— start Dataset entries —
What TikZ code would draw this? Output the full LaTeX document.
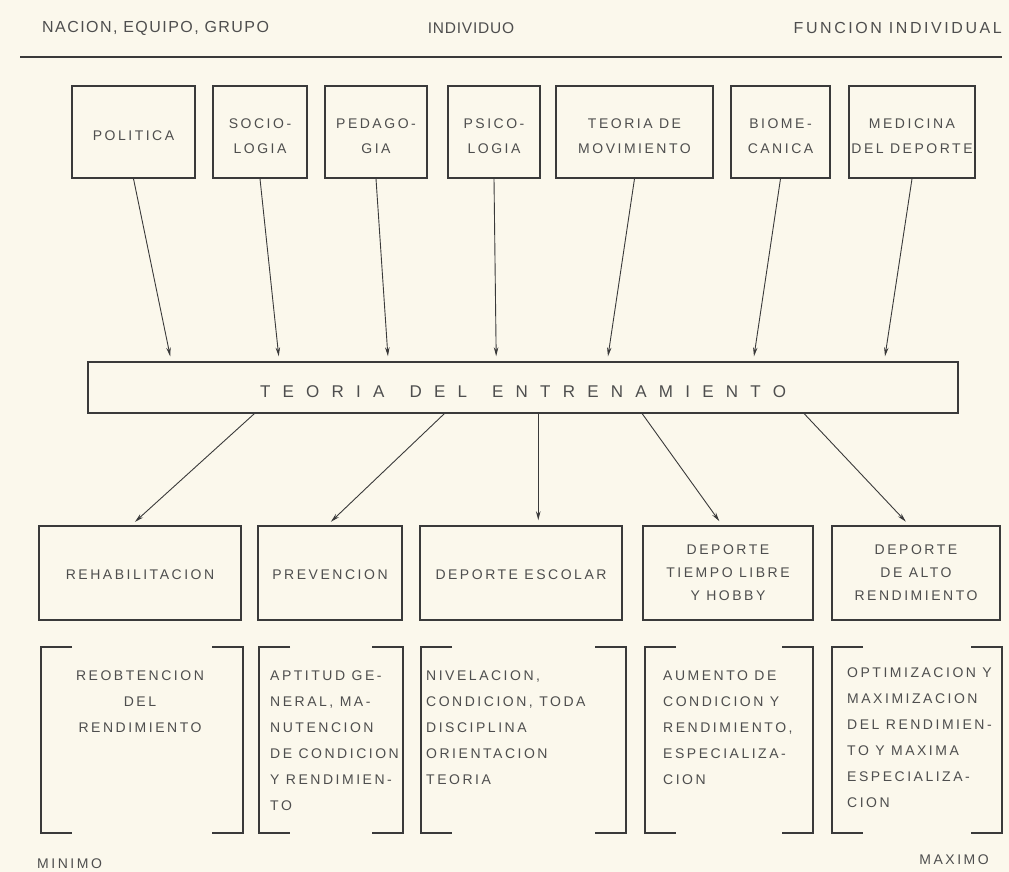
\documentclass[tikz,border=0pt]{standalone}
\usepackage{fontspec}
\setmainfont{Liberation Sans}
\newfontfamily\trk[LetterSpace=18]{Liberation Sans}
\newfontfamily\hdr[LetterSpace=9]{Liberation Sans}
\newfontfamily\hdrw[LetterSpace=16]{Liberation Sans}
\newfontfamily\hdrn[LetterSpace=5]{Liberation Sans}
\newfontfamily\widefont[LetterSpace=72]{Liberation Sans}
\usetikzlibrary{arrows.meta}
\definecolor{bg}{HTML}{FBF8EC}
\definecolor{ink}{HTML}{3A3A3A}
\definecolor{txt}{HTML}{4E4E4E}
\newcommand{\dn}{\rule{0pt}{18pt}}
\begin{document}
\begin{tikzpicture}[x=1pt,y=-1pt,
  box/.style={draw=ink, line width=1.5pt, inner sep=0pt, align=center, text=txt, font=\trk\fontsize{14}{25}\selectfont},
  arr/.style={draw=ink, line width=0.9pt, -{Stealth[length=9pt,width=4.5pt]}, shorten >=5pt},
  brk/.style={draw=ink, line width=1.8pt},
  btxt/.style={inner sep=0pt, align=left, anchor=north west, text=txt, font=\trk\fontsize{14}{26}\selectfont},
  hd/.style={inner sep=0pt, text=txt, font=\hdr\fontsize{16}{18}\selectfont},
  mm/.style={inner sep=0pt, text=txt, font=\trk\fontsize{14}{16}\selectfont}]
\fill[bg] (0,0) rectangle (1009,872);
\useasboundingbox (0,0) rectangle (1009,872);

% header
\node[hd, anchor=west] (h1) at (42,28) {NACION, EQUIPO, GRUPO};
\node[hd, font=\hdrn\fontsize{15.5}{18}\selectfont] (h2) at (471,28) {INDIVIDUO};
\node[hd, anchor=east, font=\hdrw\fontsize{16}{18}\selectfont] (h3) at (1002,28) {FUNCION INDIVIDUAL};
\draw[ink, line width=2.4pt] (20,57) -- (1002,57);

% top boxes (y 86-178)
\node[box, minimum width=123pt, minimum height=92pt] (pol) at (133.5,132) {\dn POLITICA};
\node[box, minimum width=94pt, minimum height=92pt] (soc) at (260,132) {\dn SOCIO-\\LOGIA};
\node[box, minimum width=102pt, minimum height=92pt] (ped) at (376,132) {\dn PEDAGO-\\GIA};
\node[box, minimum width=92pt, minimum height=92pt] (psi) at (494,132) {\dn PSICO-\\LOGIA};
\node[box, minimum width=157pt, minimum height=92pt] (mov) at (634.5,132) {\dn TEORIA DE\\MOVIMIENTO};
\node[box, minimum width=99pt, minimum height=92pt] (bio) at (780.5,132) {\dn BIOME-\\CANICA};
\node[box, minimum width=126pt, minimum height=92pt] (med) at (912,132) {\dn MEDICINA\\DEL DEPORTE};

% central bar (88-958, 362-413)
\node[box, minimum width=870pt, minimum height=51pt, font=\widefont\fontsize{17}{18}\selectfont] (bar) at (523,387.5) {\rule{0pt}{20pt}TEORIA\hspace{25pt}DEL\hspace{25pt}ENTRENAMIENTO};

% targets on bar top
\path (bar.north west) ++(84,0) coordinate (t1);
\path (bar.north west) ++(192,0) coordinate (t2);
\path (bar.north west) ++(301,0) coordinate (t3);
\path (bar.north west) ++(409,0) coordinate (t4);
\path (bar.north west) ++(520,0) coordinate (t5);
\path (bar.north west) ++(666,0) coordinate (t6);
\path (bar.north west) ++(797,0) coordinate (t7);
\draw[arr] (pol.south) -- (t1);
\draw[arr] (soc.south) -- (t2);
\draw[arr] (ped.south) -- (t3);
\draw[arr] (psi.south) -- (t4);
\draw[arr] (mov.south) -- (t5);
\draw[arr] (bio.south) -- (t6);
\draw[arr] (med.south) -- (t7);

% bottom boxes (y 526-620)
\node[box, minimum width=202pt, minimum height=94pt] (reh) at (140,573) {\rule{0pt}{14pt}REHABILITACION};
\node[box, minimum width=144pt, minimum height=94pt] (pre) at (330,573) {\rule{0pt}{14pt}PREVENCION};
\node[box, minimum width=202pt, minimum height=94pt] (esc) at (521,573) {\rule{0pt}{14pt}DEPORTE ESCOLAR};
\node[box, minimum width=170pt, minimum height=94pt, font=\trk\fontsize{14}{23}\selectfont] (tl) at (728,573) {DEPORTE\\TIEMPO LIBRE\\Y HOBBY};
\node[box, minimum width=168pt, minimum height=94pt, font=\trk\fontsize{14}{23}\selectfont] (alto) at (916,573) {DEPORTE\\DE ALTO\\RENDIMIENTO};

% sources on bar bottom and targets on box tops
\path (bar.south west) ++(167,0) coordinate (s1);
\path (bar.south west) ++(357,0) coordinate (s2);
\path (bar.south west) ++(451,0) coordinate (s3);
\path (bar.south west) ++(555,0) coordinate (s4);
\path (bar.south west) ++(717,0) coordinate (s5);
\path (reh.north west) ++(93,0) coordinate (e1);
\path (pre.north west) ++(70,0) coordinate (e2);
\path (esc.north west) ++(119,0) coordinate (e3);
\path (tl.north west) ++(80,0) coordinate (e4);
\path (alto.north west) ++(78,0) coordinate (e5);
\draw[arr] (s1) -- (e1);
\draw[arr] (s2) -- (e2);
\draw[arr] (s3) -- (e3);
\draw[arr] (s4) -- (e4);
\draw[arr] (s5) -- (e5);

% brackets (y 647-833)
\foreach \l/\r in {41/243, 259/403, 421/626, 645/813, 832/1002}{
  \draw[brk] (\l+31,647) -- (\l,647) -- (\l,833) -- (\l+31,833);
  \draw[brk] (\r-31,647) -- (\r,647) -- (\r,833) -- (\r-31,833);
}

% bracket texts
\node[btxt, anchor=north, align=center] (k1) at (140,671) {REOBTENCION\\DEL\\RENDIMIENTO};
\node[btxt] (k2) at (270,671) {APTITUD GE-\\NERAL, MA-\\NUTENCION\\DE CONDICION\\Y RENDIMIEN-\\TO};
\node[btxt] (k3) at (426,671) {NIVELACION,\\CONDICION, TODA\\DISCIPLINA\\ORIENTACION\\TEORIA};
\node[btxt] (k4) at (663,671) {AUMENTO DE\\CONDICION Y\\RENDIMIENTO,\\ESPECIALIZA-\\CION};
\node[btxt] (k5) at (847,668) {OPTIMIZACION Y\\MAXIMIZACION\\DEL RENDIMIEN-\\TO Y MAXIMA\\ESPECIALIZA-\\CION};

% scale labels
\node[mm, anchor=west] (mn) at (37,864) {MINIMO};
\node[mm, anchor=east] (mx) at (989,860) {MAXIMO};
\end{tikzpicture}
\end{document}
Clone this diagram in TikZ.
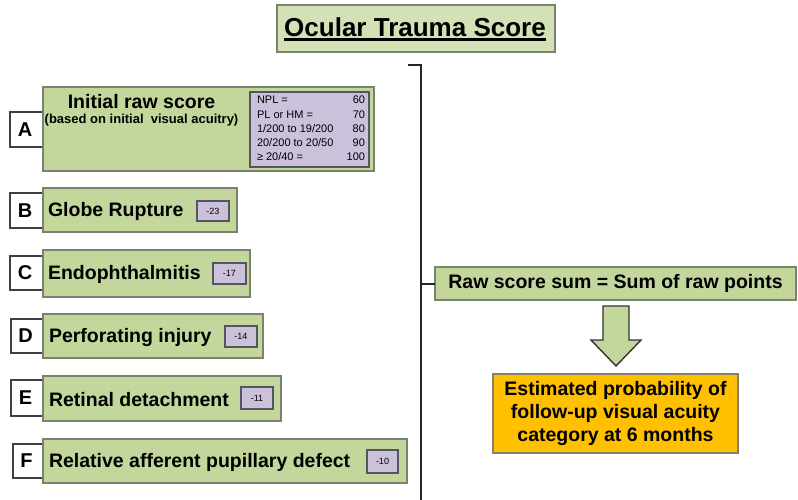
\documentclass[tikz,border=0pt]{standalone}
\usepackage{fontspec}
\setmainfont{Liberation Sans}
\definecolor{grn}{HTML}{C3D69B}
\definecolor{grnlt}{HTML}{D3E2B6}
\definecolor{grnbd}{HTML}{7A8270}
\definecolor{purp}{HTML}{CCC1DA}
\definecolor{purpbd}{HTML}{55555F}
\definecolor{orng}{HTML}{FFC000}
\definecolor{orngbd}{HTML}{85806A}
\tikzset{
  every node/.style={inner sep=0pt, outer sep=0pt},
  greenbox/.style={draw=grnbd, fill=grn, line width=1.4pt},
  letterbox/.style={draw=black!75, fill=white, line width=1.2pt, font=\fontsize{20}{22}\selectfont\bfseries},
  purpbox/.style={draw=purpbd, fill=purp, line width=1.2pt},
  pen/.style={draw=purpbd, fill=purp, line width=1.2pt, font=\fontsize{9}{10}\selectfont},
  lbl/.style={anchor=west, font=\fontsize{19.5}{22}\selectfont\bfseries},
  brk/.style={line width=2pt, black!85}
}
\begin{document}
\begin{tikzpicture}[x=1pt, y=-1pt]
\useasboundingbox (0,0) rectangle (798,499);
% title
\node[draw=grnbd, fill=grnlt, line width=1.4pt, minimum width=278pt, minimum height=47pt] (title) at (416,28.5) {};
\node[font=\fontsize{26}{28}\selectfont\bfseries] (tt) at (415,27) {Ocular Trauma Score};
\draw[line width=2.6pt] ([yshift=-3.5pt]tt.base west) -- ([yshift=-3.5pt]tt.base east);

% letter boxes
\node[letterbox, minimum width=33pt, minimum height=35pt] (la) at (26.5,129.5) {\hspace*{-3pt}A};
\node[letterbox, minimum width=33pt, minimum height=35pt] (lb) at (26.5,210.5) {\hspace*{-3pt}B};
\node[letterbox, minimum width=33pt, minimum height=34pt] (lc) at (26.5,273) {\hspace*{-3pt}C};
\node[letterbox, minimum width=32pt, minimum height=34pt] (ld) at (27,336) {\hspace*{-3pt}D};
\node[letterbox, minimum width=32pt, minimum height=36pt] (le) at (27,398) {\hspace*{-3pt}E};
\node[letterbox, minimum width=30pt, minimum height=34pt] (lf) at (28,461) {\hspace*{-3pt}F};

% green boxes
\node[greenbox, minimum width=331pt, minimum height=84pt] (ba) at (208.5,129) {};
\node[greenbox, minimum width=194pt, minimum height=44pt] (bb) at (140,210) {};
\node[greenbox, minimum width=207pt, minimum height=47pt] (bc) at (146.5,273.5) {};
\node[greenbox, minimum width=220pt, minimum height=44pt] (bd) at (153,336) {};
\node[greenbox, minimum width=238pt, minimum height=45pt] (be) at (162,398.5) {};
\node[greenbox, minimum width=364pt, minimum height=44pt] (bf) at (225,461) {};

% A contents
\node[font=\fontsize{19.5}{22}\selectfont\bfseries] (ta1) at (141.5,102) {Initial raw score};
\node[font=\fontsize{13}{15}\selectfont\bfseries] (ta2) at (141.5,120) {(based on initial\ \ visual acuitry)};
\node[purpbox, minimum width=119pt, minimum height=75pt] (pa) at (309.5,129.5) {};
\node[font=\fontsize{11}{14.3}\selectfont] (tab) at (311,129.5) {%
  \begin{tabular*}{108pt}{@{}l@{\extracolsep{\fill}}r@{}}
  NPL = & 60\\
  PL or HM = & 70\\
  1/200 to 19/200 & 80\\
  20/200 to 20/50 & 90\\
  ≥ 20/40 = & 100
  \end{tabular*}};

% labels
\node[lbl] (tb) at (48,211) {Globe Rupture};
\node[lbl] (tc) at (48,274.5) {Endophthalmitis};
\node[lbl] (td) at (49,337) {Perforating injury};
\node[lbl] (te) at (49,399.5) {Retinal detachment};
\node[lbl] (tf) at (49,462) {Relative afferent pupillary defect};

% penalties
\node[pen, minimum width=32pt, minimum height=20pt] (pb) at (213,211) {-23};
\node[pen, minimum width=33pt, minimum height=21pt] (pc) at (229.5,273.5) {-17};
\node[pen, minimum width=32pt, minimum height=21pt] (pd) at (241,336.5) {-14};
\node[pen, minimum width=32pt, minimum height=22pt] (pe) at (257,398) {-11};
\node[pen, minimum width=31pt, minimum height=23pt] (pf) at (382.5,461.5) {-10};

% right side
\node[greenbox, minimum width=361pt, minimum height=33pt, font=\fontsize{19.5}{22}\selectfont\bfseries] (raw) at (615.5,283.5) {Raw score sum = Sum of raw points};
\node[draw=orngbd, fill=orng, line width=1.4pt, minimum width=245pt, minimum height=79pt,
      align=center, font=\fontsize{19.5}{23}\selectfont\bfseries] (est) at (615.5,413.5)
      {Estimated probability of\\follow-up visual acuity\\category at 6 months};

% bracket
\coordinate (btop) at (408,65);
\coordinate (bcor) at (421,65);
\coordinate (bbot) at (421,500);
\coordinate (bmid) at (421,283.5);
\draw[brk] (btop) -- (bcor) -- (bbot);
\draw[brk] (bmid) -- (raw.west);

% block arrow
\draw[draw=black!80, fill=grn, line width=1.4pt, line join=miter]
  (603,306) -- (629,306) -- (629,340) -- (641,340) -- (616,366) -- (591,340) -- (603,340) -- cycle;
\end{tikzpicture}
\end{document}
— end Dataset entries —
Do this
Give again, word for word, every line from the top of the data above to the line holding "(20,57) -- (1002,57);", inclusive, with the pictures left out.

Solution to this problem
What TikZ code would draw this? Output the full LaTeX document.
\documentclass[tikz,border=0pt]{standalone}
\usepackage{fontspec}
\setmainfont{Liberation Sans}
\newfontfamily\trk[LetterSpace=18]{Liberation Sans}
\newfontfamily\hdr[LetterSpace=9]{Liberation Sans}
\newfontfamily\hdrw[LetterSpace=16]{Liberation Sans}
\newfontfamily\hdrn[LetterSpace=5]{Liberation Sans}
\newfontfamily\widefont[LetterSpace=72]{Liberation Sans}
\usetikzlibrary{arrows.meta}
\definecolor{bg}{HTML}{FBF8EC}
\definecolor{ink}{HTML}{3A3A3A}
\definecolor{txt}{HTML}{4E4E4E}
\newcommand{\dn}{\rule{0pt}{18pt}}
\begin{document}
\begin{tikzpicture}[x=1pt,y=-1pt,
  box/.style={draw=ink, line width=1.5pt, inner sep=0pt, align=center, text=txt, font=\trk\fontsize{14}{25}\selectfont},
  arr/.style={draw=ink, line width=0.9pt, -{Stealth[length=9pt,width=4.5pt]}, shorten >=5pt},
  brk/.style={draw=ink, line width=1.8pt},
  btxt/.style={inner sep=0pt, align=left, anchor=north west, text=txt, font=\trk\fontsize{14}{26}\selectfont},
  hd/.style={inner sep=0pt, text=txt, font=\hdr\fontsize{16}{18}\selectfont},
  mm/.style={inner sep=0pt, text=txt, font=\trk\fontsize{14}{16}\selectfont}]
\fill[bg] (0,0) rectangle (1009,872);
\useasboundingbox (0,0) rectangle (1009,872);

% header
\node[hd, anchor=west] (h1) at (42,28) {NACION, EQUIPO, GRUPO};
\node[hd, font=\hdrn\fontsize{15.5}{18}\selectfont] (h2) at (471,28) {INDIVIDUO};
\node[hd, anchor=east, font=\hdrw\fontsize{16}{18}\selectfont] (h3) at (1002,28) {FUNCION INDIVIDUAL};
\draw[ink, line width=2.4pt] (20,57) -- (1002,57);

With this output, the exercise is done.